→ DIRECTION
In the entries below, repeat only the lines between those holding "Rebuild this chart" and "114.6, 126.4, 152.1];", inclusive. Leave pictures out.

→ RECORDED INFORMATION
## start

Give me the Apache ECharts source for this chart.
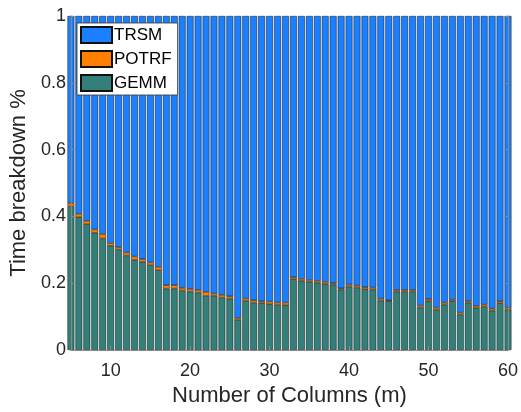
<!DOCTYPE html>
<html>
<head>
<meta charset="utf-8">
<script src="https://cdn.jsdelivr.net/npm/echarts@6/dist/echarts.min.js"></script>
<style>
  html, body { margin: 0; padding: 0; background: #fff; }
  #barChart { width: 521px; height: 412px; }
</style>
</head>
<body>
<div id="barChart"></div>
<script>
// number of columns m
const columns = [5, 6, 7, 8, 9, 10, 11, 12, 13, 14, 15, 16, 17, 18, 19, 20,
  21, 22, 23, 24, 25, 26, 27, 28, 29, 30, 31, 32, 33, 34, 35, 36, 37, 38, 39, 40,
  41, 42, 43, 44, 45, 46, 47, 48, 49, 50, 51, 52, 53, 54, 55, 56, 57, 58, 59, 60]

const gemm = [0.430, 0.398, 0.377, 0.351, 0.334, 0.312, 0.301, 0.283, 0.270, 0.264,
  0.254, 0.239, 0.184, 0.184, 0.178, 0.175, 0.172, 0.162, 0.162, 0.157,
  0.154, 0.090, 0.147, 0.142, 0.140, 0.137, 0.135, 0.134, 0.212, 0.207,
  0.204, 0.201, 0.198, 0.195, 0.181, 0.190, 0.187, 0.182, 0.181, 0.148,
  0.146, 0.175, 0.175, 0.175, 0.127, 0.146, 0.121, 0.136, 0.146, 0.106,
  0.142, 0.126, 0.130, 0.118, 0.140, 0.121]

const potrf = [0.010, 0.010, 0.010, 0.010, 0.013, 0.008, 0.007, 0.009, 0.010, 0.008,
  0.008, 0.010, 0.010, 0.010, 0.008, 0.008, 0.008, 0.012, 0.007, 0.008,
  0.007, 0.006, 0.007, 0.007, 0.006, 0.008, 0.007, 0.008, 0.006, 0.006,
  0.006, 0.006, 0.006, 0.005, 0.004, 0.006, 0.006, 0.006, 0.006, 0.006,
  0.003, 0.005, 0.005, 0.005, 0.006, 0.006, 0.006, 0.006, 0.005, 0.006,
  0.005, 0.006, 0.006, 0.006, 0.006, 0.006]

const trsm = [0.560, 0.592, 0.613, 0.639, 0.653, 0.680, 0.692, 0.708, 0.720, 0.728,
  0.738, 0.751, 0.806, 0.806, 0.814, 0.817, 0.820, 0.826, 0.831, 0.835,
  0.839, 0.904, 0.846, 0.851, 0.854, 0.855, 0.858, 0.858, 0.782, 0.787,
  0.790, 0.793, 0.796, 0.800, 0.815, 0.804, 0.807, 0.812, 0.813, 0.846,
  0.851, 0.820, 0.820, 0.820, 0.867, 0.848, 0.873, 0.858, 0.849, 0.888,
  0.853, 0.868, 0.864, 0.876, 0.854, 0.873]

const yTicks = [0, 0.2, 0.4, 0.6, 0.8, 1]

const font = '"Liberation Sans", Arial, sans-serif'

// value first so that the stack is done on the share, not on m
function pairs (values) {
  return columns.map((m, i) => [values[i], m])
}

function barSeries (name, values, color) {
  return {
    name: name,
    type: 'bar',
    stack: 'total',
    barWidth: '86%',
    encode: { x: 1, y: 0 },
    itemStyle: {
      color: color,
      borderColor: '#111',
      borderWidth: 0.5
    },
    emphasis: { disabled: true },
    data: pairs(values)
  }
}

const barChart = echarts.init(document.getElementById('barChart'))
barChart.setOption({
  animation: false,
  textStyle: { fontFamily: font },
  grid: { left: 67, right: 12, top: 16, bottom: 58 },
  legend: {
    orient: 'vertical',
    left: 77,
    top: 23,
    data: ['TRSM', 'POTRF', 'GEMM'],
    icon: 'rect',
    itemWidth: 31,
    itemHeight: 16,
    itemGap: 6,
    padding: [3, 6, 3, 3],
    backgroundColor: '#fff',
    borderColor: '#333',
    borderWidth: 0.8,
    textStyle: { fontFamily: font, fontSize: 17, color: '#000', padding: [0, 0, 0, -3] }
  },
  xAxis: [
    {
      type: 'value',
      min: 5,
      max: 60,
      z: 10,
      name: 'Number of Columns (m)',
      nameLocation: 'middle',
      nameGap: 35,
      nameTextStyle: { fontFamily: font, fontSize: 22, color: '#262626' },
      axisLine: { show: true, lineStyle: { color: '#888', width: 1 } },
      axisTick: { inside: true, length: 4, lineStyle: { color: '#888' } },
      axisLabel: { showMinLabel: false, fontSize: 18, color: '#262626', margin: 12 },
      splitLine: { show: false }
    }
  ],
  yAxis: [
    {
      type: 'value',
      min: 0,
      max: 1,
      interval: 0.2,
      z: 10,
      name: 'Time breakdown %',
      nameLocation: 'middle',
      nameGap: 38,
      nameTextStyle: { fontFamily: font, fontSize: 22, color: '#262626' },
      axisLine: { show: true, lineStyle: { color: '#888', width: 1 } },
      axisTick: { inside: true, length: 4, lineStyle: { color: '#888' } },
      axisLabel: {
        fontSize: 18,
        color: '#262626',
        margin: 5,
        formatter: v => String(yTicks.find(t => Math.abs(t - v) < 1e-9) ?? v)
      },
      splitLine: { show: false }
    },
    {
      type: 'value',
      min: 0,
      max: 1,
      interval: 0.2,
      position: 'right',
      z: 10,
      axisLine: { show: true, lineStyle: { color: '#888', width: 1 } },
      axisTick: { inside: true, length: 4, lineStyle: { color: '#888' } },
      axisLabel: { show: false },
      splitLine: { show: false }
    }
  ],
  series: [
    barSeries('GEMM', gemm, 'rgb(51,128,122)'),
    barSeries('POTRF', potrf, 'rgb(255,128,0)'),
    barSeries('TRSM', trsm, 'rgb(26,128,255)')
  ]
})
</script>
</body>
</html>
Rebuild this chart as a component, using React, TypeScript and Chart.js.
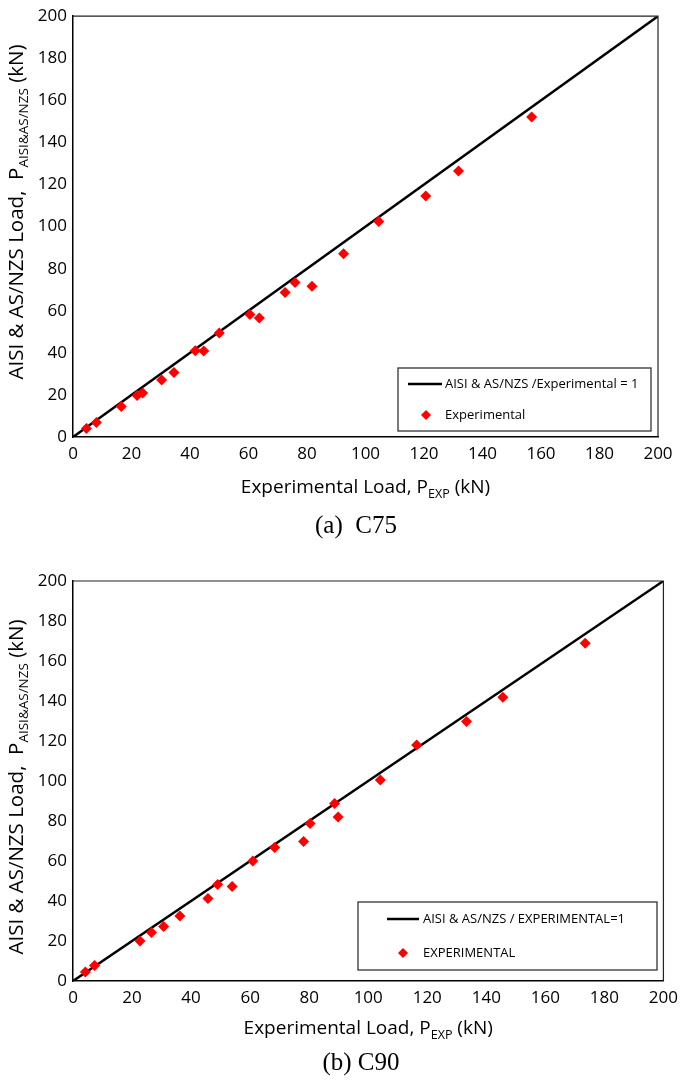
import React, { useEffect, useRef } from "react";
import { Chart, registerables } from "chart.js";

Chart.register(...registerables);

// ---------- data ----------
const c75Experimental = [4.6, 8.0, 16.5, 21.9, 23.8, 30.3, 34.5, 41.8, 44.7, 50.0, 60.5, 63.7, 72.5, 75.9, 81.7, 92.5, 104.5, 120.6, 131.8, 156.8];
const c75Predicted = [4.0, 6.9, 14.5, 19.7, 20.9, 27.1, 30.7, 41.0, 40.9, 49.4, 58.2, 56.5, 68.7, 73.4, 71.7, 87.1, 102.4, 114.6, 126.4, 152.1];

const c90Experimental = [4.2, 7.3, 22.7, 26.6, 30.7, 36.2, 45.7, 49.0, 53.9, 60.9, 68.3, 78.1, 80.3, 88.6, 89.8, 104.1, 116.4, 133.3, 145.6, 173.5];
const c90Predicted = [4.5, 7.7, 20.0, 24.2, 27.3, 32.5, 41.3, 48.2, 47.2, 60.0, 66.7, 69.8, 78.8, 88.8, 82.0, 100.5, 118.0, 129.7, 141.9, 168.9];

const equalityX = [0, 200];
const equalityY = [0, 200];

const axisMin = 0;
const axisMax = 200;
const tickStep = 20;

const xTitleParts = ["Experimental Load, P", "EXP", " (kN)"];
const yTitleParts = ["AISI & AS/NZS Load,  P", "AISI&AS/NZS", " (kN)"];

const SANS = '"Open Sans", sans-serif';
const PAGE_W = 685;

type Area = { left: number; right: number; top: number; bottom: number };
type LegendSpec = {
  box: { x: number; y: number; w: number; h: number };
  lineX1: number;
  lineX2: number;
  row1Y: number;
  row2Y: number;
  diamondX: number;
  textX: number;
};

type PanelProps = {
  top: number;
  height: number;
  area: Area;
  xs: number[];
  ys: number[];
  lineLabel: string;
  pointLabel: string;
  xTitleBaseline: number;
  yTitleBaselineX: number;
  yTitleCenterY: number;
  legend: LegendSpec;
  caption: string;
  captionCenterX: number;
  captionCenterY: number;
};

function drawTitle(ctx: CanvasRenderingContext2D, parts: string[], cx: number, baseline: number, size: number, subSize: number) {
  const main = `${size}px ${SANS}`;
  const sub = `${subSize}px ${SANS}`;
  ctx.font = main;
  const w0 = ctx.measureText(parts[0]).width;
  const w2 = ctx.measureText(parts[2]).width;
  ctx.font = sub;
  const w1 = ctx.measureText(parts[1]).width;
  const total = w0 + w1 + w2;
  let x = cx - total / 2;
  ctx.fillStyle = "#000";
  ctx.textAlign = "left";
  ctx.textBaseline = "alphabetic";
  ctx.font = main;
  ctx.fillText(parts[0], x, baseline);
  x += w0;
  ctx.font = sub;
  ctx.fillText(parts[1], x, baseline + 5);
  x += w1;
  ctx.font = main;
  ctx.fillText(parts[2], x, baseline);
}

function Panel(p: PanelProps) {
  const ref = useRef<HTMLCanvasElement | null>(null);

  useEffect(() => {
    if (!ref.current) return;
    const decorations = {
      id: "decorations",
      afterDraw(chart: any) {
        const ctx: CanvasRenderingContext2D = chart.ctx;
        const ca = chart.chartArea;
        ctx.save();
        // top & right frame
        ctx.strokeStyle = "#222";
        ctx.lineWidth = 1.2;
        ctx.beginPath();
        ctx.moveTo(ca.left, ca.top);
        ctx.lineTo(ca.right, ca.top);
        ctx.lineTo(ca.right, ca.bottom);
        ctx.stroke();

        // axis titles
        drawTitle(ctx, xTitleParts, (ca.left + ca.right) / 2, p.xTitleBaseline, 19, 12.5);
        ctx.save();
        ctx.translate(p.yTitleBaselineX, p.yTitleCenterY);
        ctx.rotate(-Math.PI / 2);
        drawTitle(ctx, yTitleParts, 0, 0, 20.5, 13.5);
        ctx.restore();

        // legend
        const L = p.legend;
        ctx.fillStyle = "#fff";
        ctx.fillRect(L.box.x, L.box.y, L.box.w, L.box.h);
        ctx.strokeStyle = "#333";
        ctx.lineWidth = 1.3;
        ctx.strokeRect(L.box.x, L.box.y, L.box.w, L.box.h);
        const ds = chart.data.datasets;
        ctx.strokeStyle = "#000";
        ctx.lineWidth = 2.5;
        ctx.beginPath();
        ctx.moveTo(L.lineX1, L.row1Y);
        ctx.lineTo(L.lineX2, L.row1Y);
        ctx.stroke();
        ctx.fillStyle = "#ff0000";
        const r = 5;
        ctx.beginPath();
        ctx.moveTo(L.diamondX - r, L.row2Y);
        ctx.lineTo(L.diamondX, L.row2Y - r);
        ctx.lineTo(L.diamondX + r, L.row2Y);
        ctx.lineTo(L.diamondX, L.row2Y + r);
        ctx.closePath();
        ctx.fill();
        ctx.fillStyle = "#000";
        ctx.font = `13px ${SANS}`;
        ctx.textAlign = "left";
        ctx.textBaseline = "middle";
        ctx.fillText(ds[1].label, L.textX, L.row1Y);
        ctx.fillText(ds[0].label, L.textX, L.row2Y);
        ctx.restore();
      },
    };

    const chart = new Chart(ref.current, {
      type: "scatter",
      data: {
        datasets: [
          {
            label: p.pointLabel,
            data: p.xs.map((x, i) => ({ x, y: p.ys[i] })),
            pointStyle: "rectRot",
            pointRadius: 5.5,
            backgroundColor: "#ff0000",
            borderColor: "#ff0000",
            borderWidth: 0,
            showLine: false,
          },
          {
            label: p.lineLabel,
            data: equalityX.map((x, i) => ({ x, y: equalityY[i] })),
            showLine: true,
            borderColor: "#000",
            borderWidth: 2.5,
            pointRadius: 0,
            backgroundColor: "#000",
          },
        ],
      },
      options: {
        animation: false,
        responsive: false,
        maintainAspectRatio: false,
        layout: {
          padding: { left: 0, right: PAGE_W - p.area.right, top: p.area.top, bottom: 0 },
        },
        plugins: { legend: { display: false }, tooltip: { enabled: false } },
        scales: {
          x: {
            type: "linear",
            min: axisMin,
            max: axisMax,
            grid: { display: false, drawTicks: false },
            border: { display: true, color: "#000", width: 1.5 },
            ticks: { stepSize: tickStep, padding: 7, color: "#000", font: { family: SANS, size: 17 } },
            afterFit: (s: any) => {
              s.height = p.height - p.area.bottom;
            },
          },
          y: {
            type: "linear",
            min: axisMin,
            max: axisMax,
            grid: { display: false, drawTicks: false },
            border: { display: true, color: "#000", width: 1.5 },
            ticks: { stepSize: tickStep, padding: 6, color: "#000", font: { family: SANS, size: 17 } },
            afterFit: (s: any) => {
              s.width = p.area.left;
            },
          },
        },
      } as any,
      plugins: [decorations],
    });
    return () => chart.destroy();
  }, []);

  return (
    <>
      <canvas
        ref={ref}
        width={PAGE_W}
        height={p.height}
        style={{ position: "absolute", left: 0, top: p.top, width: PAGE_W, height: p.height, display: "block" }}
      />
      <div
        style={{
          position: "absolute",
          left: p.captionCenterX - 120,
          width: 240,
          top: p.captionCenterY - 15,
          height: 30,
          lineHeight: "30px",
          textAlign: "center",
          fontFamily: '"Liberation Serif", "Times New Roman", serif',
          fontSize: 25,
          color: "#000",
          whiteSpace: "pre",
        }}
      >
        {p.caption}
      </div>
    </>
  );
}

export default function App() {
  return (
    <div style={{ position: "absolute", left: 0, top: 0, width: PAGE_W, height: 1082, background: "#fff" }}>
      <Panel
        top={0}
        height={545}
        area={{ left: 73, right: 658, top: 13, bottom: 437 }}
        xs={c75Experimental}
        ys={c75Predicted}
        lineLabel="AISI & AS/NZS /Experimental = 1"
        pointLabel="Experimental"
        xTitleBaseline={493}
        yTitleBaselineX={23}
        yTitleCenterY={212}
        legend={{ box: { x: 398, y: 368, w: 253, h: 63 }, lineX1: 408, lineX2: 442, row1Y: 384, row2Y: 415, diamondX: 426, textX: 445 }}
        caption="(a)  C75"
        captionCenterX={356}
        captionCenterY={525}
      />
      <Panel
        top={545}
        height={537}
        area={{ left: 73, right: 666, top: 36, bottom: 436 }}
        xs={c90Experimental}
        ys={c90Predicted}
        lineLabel="AISI & AS/NZS / EXPERIMENTAL=1"
        pointLabel="EXPERIMENTAL"
        xTitleBaseline={489}
        yTitleBaselineX={23}
        yTitleCenterY={242}
        legend={{ box: { x: 358, y: 357, w: 299, h: 68 }, lineX1: 387, lineX2: 419, row1Y: 374, row2Y: 408, diamondX: 403, textX: 423 }}
        caption="(b) C90"
        captionCenterX={361}
        captionCenterY={1062}
      />
    </div>
  );
}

## end

→ EXERCISE RESPONSE
Rebuild this chart as a component, using React, TypeScript and Chart.js.
import React, { useEffect, useRef } from "react";
import { Chart, registerables } from "chart.js";

Chart.register(...registerables);

// ---------- data ----------
const c75Experimental = [4.6, 8.0, 16.5, 21.9, 23.8, 30.3, 34.5, 41.8, 44.7, 50.0, 60.5, 63.7, 72.5, 75.9, 81.7, 92.5, 104.5, 120.6, 131.8, 156.8];
const c75Predicted = [4.0, 6.9, 14.5, 19.7, 20.9, 27.1, 30.7, 41.0, 40.9, 49.4, 58.2, 56.5, 68.7, 73.4, 71.7, 87.1, 102.4, 114.6, 126.4, 152.1];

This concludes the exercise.